How Mycalidesigns builds websites that work for service businesses

Service businesses need websites built around conversion, not just aesthetics. Mycalidesigns designs and develops custom websites built specifically for service industry growth, combining professional design, local SEO structure, and clear conversion paths from the first page to the last.

We also offer integrated branding and identity services that ensure your website, logo, and visual presence work together as a single, trust-building system. From strategy through launch, our team handles the details so you can focus on running your business. If you are ready to turn your website into your best-performing sales asset, we are ready to build it with you.

FAQ

Why does a service business need a website?

A website gives service businesses a fully owned digital presence that works 24/7 to build credibility and capture leads. Over 81% of consumers research services online before purchasing, making a website the first point of contact for most potential clients.

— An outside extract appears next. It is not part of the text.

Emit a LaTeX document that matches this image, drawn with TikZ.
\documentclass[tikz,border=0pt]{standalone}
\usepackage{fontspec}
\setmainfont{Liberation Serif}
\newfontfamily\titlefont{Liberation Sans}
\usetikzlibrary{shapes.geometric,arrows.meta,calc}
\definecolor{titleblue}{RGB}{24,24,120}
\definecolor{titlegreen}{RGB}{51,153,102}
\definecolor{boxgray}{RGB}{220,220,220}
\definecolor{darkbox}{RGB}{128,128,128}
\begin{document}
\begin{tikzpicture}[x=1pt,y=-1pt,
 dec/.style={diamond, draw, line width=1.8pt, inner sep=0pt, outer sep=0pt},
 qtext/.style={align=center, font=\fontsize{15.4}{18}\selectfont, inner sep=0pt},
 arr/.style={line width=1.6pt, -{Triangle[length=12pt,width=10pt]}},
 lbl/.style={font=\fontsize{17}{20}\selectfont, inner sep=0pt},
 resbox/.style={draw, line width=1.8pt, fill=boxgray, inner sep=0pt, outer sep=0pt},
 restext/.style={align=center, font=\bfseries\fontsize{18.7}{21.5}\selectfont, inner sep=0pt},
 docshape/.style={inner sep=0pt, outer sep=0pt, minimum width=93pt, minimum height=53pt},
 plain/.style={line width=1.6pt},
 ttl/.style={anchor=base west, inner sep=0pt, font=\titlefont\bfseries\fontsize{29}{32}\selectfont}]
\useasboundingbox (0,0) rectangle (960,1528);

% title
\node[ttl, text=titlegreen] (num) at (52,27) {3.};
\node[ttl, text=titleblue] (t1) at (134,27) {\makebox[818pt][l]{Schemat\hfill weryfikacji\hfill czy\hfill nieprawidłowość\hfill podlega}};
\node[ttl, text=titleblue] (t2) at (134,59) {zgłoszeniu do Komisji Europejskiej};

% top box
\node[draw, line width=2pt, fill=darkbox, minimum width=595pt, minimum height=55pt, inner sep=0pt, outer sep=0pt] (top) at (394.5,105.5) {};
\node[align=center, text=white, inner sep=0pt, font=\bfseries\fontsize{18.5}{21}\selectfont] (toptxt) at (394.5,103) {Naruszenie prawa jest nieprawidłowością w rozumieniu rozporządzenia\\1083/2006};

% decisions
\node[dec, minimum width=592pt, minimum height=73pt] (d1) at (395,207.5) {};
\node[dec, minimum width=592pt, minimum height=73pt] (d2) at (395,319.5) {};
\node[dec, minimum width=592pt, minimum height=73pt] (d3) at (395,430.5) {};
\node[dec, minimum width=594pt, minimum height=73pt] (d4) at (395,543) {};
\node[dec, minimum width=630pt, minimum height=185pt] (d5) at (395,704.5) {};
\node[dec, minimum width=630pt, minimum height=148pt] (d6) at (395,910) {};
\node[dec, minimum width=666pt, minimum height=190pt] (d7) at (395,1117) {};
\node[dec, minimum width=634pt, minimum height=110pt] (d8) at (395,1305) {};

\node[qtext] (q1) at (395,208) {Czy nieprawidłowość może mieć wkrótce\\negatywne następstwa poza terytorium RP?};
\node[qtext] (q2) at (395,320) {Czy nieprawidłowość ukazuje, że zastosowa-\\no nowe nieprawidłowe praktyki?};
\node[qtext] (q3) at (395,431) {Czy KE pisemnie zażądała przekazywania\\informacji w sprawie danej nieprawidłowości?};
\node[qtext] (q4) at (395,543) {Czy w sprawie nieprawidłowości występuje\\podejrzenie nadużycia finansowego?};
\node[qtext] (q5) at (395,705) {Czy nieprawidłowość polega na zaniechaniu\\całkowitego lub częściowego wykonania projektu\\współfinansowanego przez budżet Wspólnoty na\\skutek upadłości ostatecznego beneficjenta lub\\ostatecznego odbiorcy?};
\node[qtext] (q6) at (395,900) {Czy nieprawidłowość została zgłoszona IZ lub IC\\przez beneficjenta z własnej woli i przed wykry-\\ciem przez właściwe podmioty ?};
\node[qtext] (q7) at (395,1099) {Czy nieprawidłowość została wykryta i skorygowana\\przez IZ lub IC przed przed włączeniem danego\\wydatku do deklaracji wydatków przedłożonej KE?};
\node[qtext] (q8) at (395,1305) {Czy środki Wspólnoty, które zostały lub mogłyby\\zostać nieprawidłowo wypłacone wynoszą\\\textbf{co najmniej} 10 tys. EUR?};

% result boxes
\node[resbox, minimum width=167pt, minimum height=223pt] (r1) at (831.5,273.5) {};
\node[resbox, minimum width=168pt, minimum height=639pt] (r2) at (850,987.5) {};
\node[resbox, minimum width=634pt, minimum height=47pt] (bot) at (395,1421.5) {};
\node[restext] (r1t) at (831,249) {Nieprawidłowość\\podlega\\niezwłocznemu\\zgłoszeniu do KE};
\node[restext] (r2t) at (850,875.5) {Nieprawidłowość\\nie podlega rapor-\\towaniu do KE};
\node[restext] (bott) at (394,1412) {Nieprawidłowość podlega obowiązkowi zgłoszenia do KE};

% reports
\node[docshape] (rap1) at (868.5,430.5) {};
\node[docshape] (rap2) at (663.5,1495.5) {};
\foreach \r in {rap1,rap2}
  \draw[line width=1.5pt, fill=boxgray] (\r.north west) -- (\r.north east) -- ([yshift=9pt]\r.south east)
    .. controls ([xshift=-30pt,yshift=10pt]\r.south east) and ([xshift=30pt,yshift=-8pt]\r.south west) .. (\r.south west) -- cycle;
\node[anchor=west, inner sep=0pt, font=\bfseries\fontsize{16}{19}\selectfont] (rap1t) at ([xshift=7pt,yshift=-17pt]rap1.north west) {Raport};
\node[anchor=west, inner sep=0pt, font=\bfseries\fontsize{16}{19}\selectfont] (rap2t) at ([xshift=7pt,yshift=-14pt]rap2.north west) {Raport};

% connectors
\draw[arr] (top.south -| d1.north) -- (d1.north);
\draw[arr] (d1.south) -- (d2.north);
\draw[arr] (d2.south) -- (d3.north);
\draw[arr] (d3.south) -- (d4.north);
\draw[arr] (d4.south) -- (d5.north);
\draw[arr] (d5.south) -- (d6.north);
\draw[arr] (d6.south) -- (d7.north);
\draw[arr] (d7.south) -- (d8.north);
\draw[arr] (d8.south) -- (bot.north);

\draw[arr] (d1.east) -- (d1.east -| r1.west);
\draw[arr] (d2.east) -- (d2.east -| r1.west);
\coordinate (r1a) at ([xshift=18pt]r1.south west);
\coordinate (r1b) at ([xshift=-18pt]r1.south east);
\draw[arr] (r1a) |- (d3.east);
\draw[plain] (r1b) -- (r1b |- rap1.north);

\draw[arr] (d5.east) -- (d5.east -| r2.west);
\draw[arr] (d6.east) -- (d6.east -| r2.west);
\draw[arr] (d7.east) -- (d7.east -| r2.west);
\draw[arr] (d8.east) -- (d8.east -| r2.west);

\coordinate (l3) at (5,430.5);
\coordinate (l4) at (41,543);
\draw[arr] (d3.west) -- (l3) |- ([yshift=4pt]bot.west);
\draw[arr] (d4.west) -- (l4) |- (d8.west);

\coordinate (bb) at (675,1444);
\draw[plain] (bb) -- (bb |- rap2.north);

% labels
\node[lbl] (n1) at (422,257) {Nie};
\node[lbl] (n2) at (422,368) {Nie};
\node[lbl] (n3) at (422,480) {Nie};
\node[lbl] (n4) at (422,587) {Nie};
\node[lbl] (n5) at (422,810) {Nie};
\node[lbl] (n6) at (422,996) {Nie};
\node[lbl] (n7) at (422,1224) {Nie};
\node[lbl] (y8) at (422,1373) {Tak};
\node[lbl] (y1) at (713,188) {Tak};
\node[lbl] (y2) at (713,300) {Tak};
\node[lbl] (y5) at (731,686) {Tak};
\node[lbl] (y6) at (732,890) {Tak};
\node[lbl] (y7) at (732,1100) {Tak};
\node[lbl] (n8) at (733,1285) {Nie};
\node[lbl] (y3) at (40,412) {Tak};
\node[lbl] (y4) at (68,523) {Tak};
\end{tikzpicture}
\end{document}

What pages does a service website need?

Every service website needs a homepage, individual service pages, an about page, a testimonials page, and a contact page. Each page should have one clear job, from routing visitors to completing an inquiry.

How does website design affect customer trust?

94% of first impressions about a business's credibility come from its website design. Poor design, slow load times, or a non-mobile-friendly layout signals unprofessionalism and drives visitors away before they read a single word.

What is the difference between a website and a Google Business Profile?

A Google Business Profile drives local discovery in search results, while your website provides the depth of information needed to convert a visitor into a client. The two work together as a system, not as replacements for each other.

How does local SEO work for service business websites?

Service websites must connect specific services to specific geographic locations at the page level. Targeting transactional and local search queries on dedicated service and location pages is what earns placement in Google's local map pack results.